Como cobrar do outro aquilo que nós não somos capazes de fazer? Como exigir, de cabeça erguida, de um ser desestruturado material e/ou espiritualmente, que ele respeite a vida, a integridade física, o modo de ser e até mesmo o patrimônio material e cultural dos seus irmãos, se não descermos do salto, se nos julgarmos inteligentes demais, se não soubermos mudar em nós mesmos aquilo que pregamos, que recriminamos, que sabemos correto ante os olhos de Deus?
Como ensinar ao criminoso que as pessoas não merecem morrer pelas suas mãos e, no entanto, sairmos por aí defendendo a pena de morte? Ele, o bandido, não pode matar, mas nós podemos?
Como ensinar, cobrar, exigir o respeito pela vida, pela saúde, pela família, pelo ser humano, se não conseguirmos ser humildes, caridosos, compreensivos, amigos, ouvidos?
Diz o ditado que a educação vem do berço. Eu não acredito! A educação está dentro de nós. E se não conseguimos tê-la em prol de nós mesmos, da nossa vida terrena, praticando intimamente o que mais cobramos nos outros, como poderemos ensinar, cobrar, exigir dos outros? Não importa quem sejam os outros! A caridade, a humildade, a ausência de orgulho e de vaidade, a compreensão, a união, o estender a mão, o ouvir, o falar, o ensinar, o aprender, tem que ser praticado por nós com todas as pessoas, desde os nossos companheiros, pais, filhos, amantes, amigos, colegas, superiores, subalternos, parentes, até o ser mais insignificante, aos nossos olhos, porque, tenham certeza, esse mesmo ser que para nós nada significa é tão filho de Deus quanto nós e significa muito para alguém!

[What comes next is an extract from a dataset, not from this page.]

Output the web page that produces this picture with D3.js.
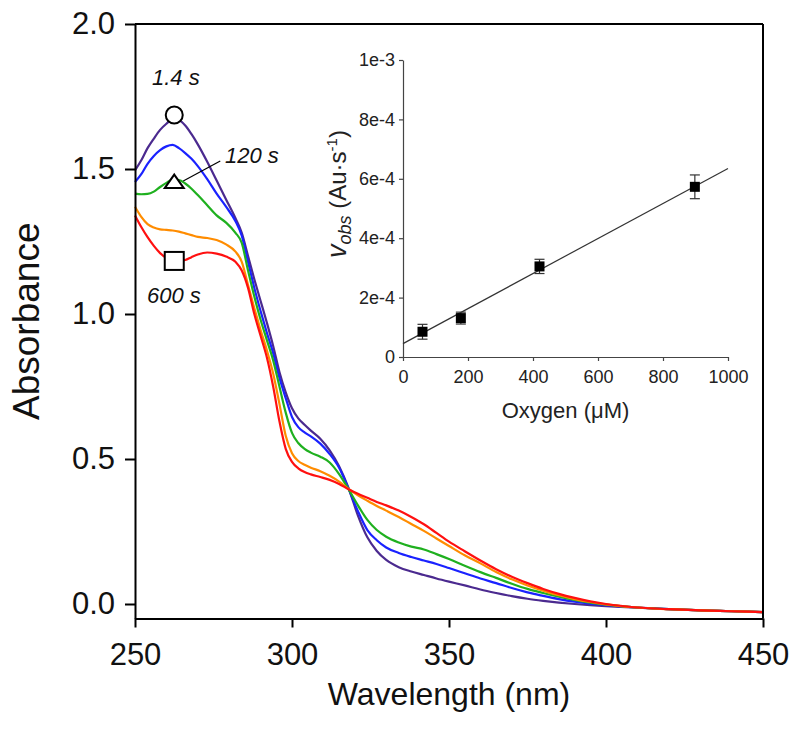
<!DOCTYPE html>
<html><head><meta charset="utf-8">
<script src="https://cdn.jsdelivr.net/npm/d3@7"></script>
<style>
body{margin:0;background:#fff}
svg{display:block}
text{font-family:"Liberation Sans",Arial,Helvetica,sans-serif}
</style>
</head><body>
<svg id="c" width="800" height="735"></svg>
<script>
// ---------- data ----------
const wavelengths = [250,252,254,256,258,260,262,264,266,268,270,273,276,279,282,284,286,288,290,292,294,296,298,300,302,304,306,309,312,315,318,321,324,327,330,334,338,342,346,350,355,360,365,370,375,380,385,390,395,400,410,420,430,440,450];
const abs_1_4s = [1.495,1.53,1.572,1.605,1.635,1.656,1.672,1.668,1.65,1.62,1.585,1.525,1.46,1.395,1.33,1.28,1.2,1.12,1.045,0.97,0.89,0.8,0.73,0.675,0.64,0.618,0.598,0.57,0.53,0.475,0.4,0.305,0.23,0.183,0.152,0.127,0.112,0.1,0.088,0.077,0.064,0.05,0.038,0.027,0.018,0.011,0.005,0.0,-0.004,-0.007,-0.013,-0.018,-0.022,-0.025,-0.028];
const abs_blue = [1.455,1.482,1.518,1.545,1.565,1.578,1.583,1.572,1.555,1.535,1.51,1.465,1.415,1.37,1.32,1.27,1.18,1.09,1.01,0.935,0.865,0.78,0.71,0.645,0.61,0.592,0.578,0.553,0.517,0.47,0.398,0.32,0.255,0.22,0.195,0.176,0.162,0.15,0.138,0.124,0.106,0.088,0.072,0.055,0.04,0.028,0.017,0.008,0.001,-0.004,-0.012,-0.018,-0.022,-0.025,-0.028];
const abs_120s = [1.415,1.413,1.414,1.422,1.438,1.452,1.463,1.462,1.45,1.432,1.41,1.375,1.34,1.315,1.28,1.245,1.15,1.06,0.98,0.91,0.84,0.75,0.66,0.59,0.555,0.535,0.522,0.508,0.488,0.448,0.396,0.34,0.29,0.255,0.232,0.212,0.198,0.188,0.172,0.155,0.132,0.11,0.09,0.07,0.052,0.038,0.025,0.014,0.005,-0.002,-0.012,-0.018,-0.022,-0.025,-0.028];
const abs_orange = [1.37,1.335,1.31,1.298,1.292,1.29,1.288,1.284,1.278,1.272,1.266,1.262,1.255,1.24,1.215,1.18,1.1,1.02,0.945,0.875,0.795,0.69,0.58,0.52,0.493,0.48,0.47,0.458,0.442,0.422,0.397,0.375,0.356,0.338,0.322,0.3,0.276,0.252,0.226,0.2,0.168,0.14,0.11,0.085,0.064,0.046,0.03,0.017,0.007,-0.001,-0.012,-0.018,-0.022,-0.025,-0.028];
const abs_600s = [1.34,1.30,1.265,1.235,1.21,1.193,1.185,1.183,1.186,1.196,1.205,1.212,1.208,1.198,1.18,1.15,1.09,1.0,0.925,0.85,0.75,0.63,0.535,0.49,0.468,0.455,0.447,0.438,0.428,0.414,0.396,0.38,0.366,0.352,0.34,0.322,0.3,0.275,0.245,0.215,0.182,0.15,0.12,0.094,0.072,0.052,0.035,0.021,0.009,0.0,-0.012,-0.018,-0.022,-0.025,-0.028];
const seriesColors = ["#4b2a8f","#1a22ff","#1fb01f","#ff8c00","#ff1010"];

const xTicks = [250,300,350,400,450];
const yTicks = [0,0.5,1.0,1.5,2.0];
const yTickLabels = ["0.0","0.5","1.0","1.5","2.0"];

// annotations (label, marker absorbance at marker wavelength)
const markerWavelength = 262.5;
const markerLabels = ["1.4 s","120 s","600 s"];
const markerAbs = [1.686,1.455,1.183];

// inset
const oxygen = [60,178,420,898];
const vobs = [8.5e-5,1.31e-4,3.05e-4,5.73e-4];
const vobsErr = [2.5e-5,2.0e-5,2.4e-5,4.0e-5];
const fitIntercept = 4.5e-5;
const fitSlope = 5.9e-7;
const insetXTicks = [0,200,400,600,800,1000];
const insetYTicks = [0,2e-4,4e-4,6e-4,8e-4,1e-3];
const insetYTickLabels = ["0","2e-4","4e-4","6e-4","8e-4","1e-3"];

// ---------- chart ----------
const svg = d3.select("#c");
const x = d3.scaleLinear().domain([250,450]).range([135,763]);
const y = d3.scaleLinear().domain([-0.05,2.0]).range([618.5,24]);

const series = [abs_1_4s,abs_blue,abs_120s,abs_orange,abs_600s];
const line = d3.line().x((d,i)=>x(wavelengths[i])).y(d=>y(d)).curve(d3.curveMonotoneX);
svg.append("g").selectAll("path").data(series).join("path")
  .attr("d", d=>line(d)).attr("fill","none")
  .attr("stroke",(d,i)=>seriesColors[i]).attr("stroke-width",2.2)
  .attr("stroke-linejoin","round");

// frame (top & right)
svg.append("line").attr("x1",x(250)).attr("x2",x(450)).attr("y1",y(2.0)).attr("y2",y(2.0)).attr("stroke","#000").attr("stroke-width",2);
svg.append("line").attr("x1",x(450)).attr("x2",x(450)).attr("y1",y(2.0)).attr("y2",y(-0.05)).attr("stroke","#000").attr("stroke-width",2);

const xAxis = svg.append("g").attr("transform",`translate(0,${y(-0.05)})`)
  .call(d3.axisBottom(x).tickValues(xTicks).tickSize(9).tickSizeOuter(0).tickPadding(15.5).tickFormat(d3.format("d")));
const yAxis = svg.append("g").attr("transform",`translate(${x(250)},0)`)
  .call(d3.axisLeft(y).tickValues(yTicks).tickSize(10).tickSizeOuter(0).tickPadding(10).tickFormat((d,i)=>yTickLabels[i]));
[xAxis,yAxis].forEach(g=>{
  g.select(".domain").attr("stroke-width",2);
  g.selectAll(".tick line").attr("stroke-width",2);
  g.selectAll(".tick text").attr("font-size",31).attr("fill","#111").attr("font-family","'Liberation Sans',Arial,sans-serif");
});

svg.append("text").attr("x",(x(250)+x(450))/2).attr("y",705).attr("text-anchor","middle")
  .attr("font-size",32).attr("fill","#111").text("Wavelength (nm)");
svg.append("text").attr("transform",`translate(38.5,${(y(2.0)+y(-0.05))/2}) rotate(-90)`).attr("text-anchor","middle")
  .attr("font-size",37).attr("fill","#111").text("Absorbance");

// markers
const mx = x(markerWavelength);
svg.append("circle").attr("cx",mx).attr("cy",y(markerAbs[0])).attr("r",8.5).attr("fill","#fff").attr("stroke","#000").attr("stroke-width",2);
const ty = y(markerAbs[1]);
svg.append("path").attr("d",`M${mx},${ty-7.5}L${mx+9.5},${ty+6}L${mx-9.5},${ty+6}Z`).attr("fill","#fff").attr("stroke","#000").attr("stroke-width",2);
svg.append("rect").attr("x",mx-9.5).attr("y",y(markerAbs[2])-9).attr("width",19).attr("height",18).attr("fill","#fff").attr("stroke","#000").attr("stroke-width",2);
svg.append("line").attr("x1",mx+9).attr("y1",ty-1).attr("x2",mx+46).attr("y2",ty-21).attr("stroke","#000").attr("stroke-width",1.2);
const annot = [[152,85],[225,163],[147,303]];
svg.append("g").selectAll("text").data(markerLabels).join("text")
  .attr("x",(d,i)=>annot[i][0]).attr("y",(d,i)=>annot[i][1])
  .attr("font-size",22).attr("font-style","italic").attr("fill","#111").text(d=>d);

// ---------- inset ----------
const xi = d3.scaleLinear().domain([0,1000]).range([403,728]);
const yi = d3.scaleLinear().domain([0,1e-3]).range([357,60]);
const ixAxis = svg.append("g").attr("transform",`translate(0,${yi(0)})`)
  .call(d3.axisBottom(xi).tickValues(insetXTicks).tickSize(4).tickSizeOuter(0).tickPadding(9).tickFormat(d3.format("d")));
const iyAxis = svg.append("g").attr("transform",`translate(${xi(0)},0)`)
  .call(d3.axisLeft(yi).tickValues(insetYTicks).tickSize(4).tickSizeOuter(0).tickPadding(4).tickFormat((d,i)=>insetYTickLabels[i]));
[ixAxis,iyAxis].forEach(g=>{
  g.select(".domain").attr("stroke","#444").attr("stroke-width",1.2);
  g.selectAll(".tick line").attr("stroke","#444").attr("stroke-width",1.2);
  g.selectAll(".tick text").attr("font-size",18).attr("fill","#222").attr("font-family","'Liberation Sans',Arial,sans-serif");
});
// fit line
svg.append("line").attr("x1",xi(0)).attr("y1",yi(fitIntercept)).attr("x2",xi(1000)).attr("y2",yi(fitIntercept+fitSlope*1000))
  .attr("stroke","#333").attr("stroke-width",1.2);
// error bars
const eb = svg.append("g").attr("stroke","#333").attr("stroke-width",1.2);
oxygen.forEach((o,i)=>{
  const cx = xi(o), y1 = yi(vobs[i]+vobsErr[i]), y2 = yi(vobs[i]-vobsErr[i]);
  eb.append("line").attr("x1",cx).attr("x2",cx).attr("y1",y1).attr("y2",y2);
  eb.append("line").attr("x1",cx-5).attr("x2",cx+5).attr("y1",y1).attr("y2",y1);
  eb.append("line").attr("x1",cx-5).attr("x2",cx+5).attr("y1",y2).attr("y2",y2);
});
svg.append("g").selectAll("rect").data(oxygen).join("rect")
  .attr("x",d=>xi(d)-5).attr("y",(d,i)=>yi(vobs[i])-5).attr("width",10).attr("height",10).attr("fill","#000");

svg.append("text").attr("x",(xi(0)+xi(1000))/2).attr("y",418).attr("text-anchor","middle")
  .attr("font-size",22).attr("fill","#222").text("Oxygen (\u03BCM)");
const yl = svg.append("text").attr("transform",`translate(346,194) rotate(-90)`).attr("text-anchor","middle")
  .attr("font-size",24).attr("fill","#222");
yl.append("tspan").attr("font-style","italic").attr("font-size",27).text("v");
yl.append("tspan").attr("font-style","italic").attr("font-size",18).attr("dy",5).text("obs");
yl.append("tspan").attr("dy",-5).text(" (Au\u00B7s");
yl.append("tspan").attr("font-size",15).attr("dy",-9).text("-1");
yl.append("tspan").attr("dy",9).text(")");
</script>
</body></html>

Mais do que nunca é chegada a hora da nossa reforma íntima. Com toda certeza não foi por acaso que o menino João teve sua vida interrompida brutalmente. Ele e tantas outras crianças e adultos cumpriram a sua mais importante missão nesta vida: abrir os nossos olhos para que compreendamos que precisamos mudar. Nós, individualmente, intimamente, para que tenhamos possibilidade de contribuir para com a mudança da nossa sociedade, dos nossos irmãos menos aquinhoados, espíritos que necessitam ser educados para, como nós, buscarem a sua evolução.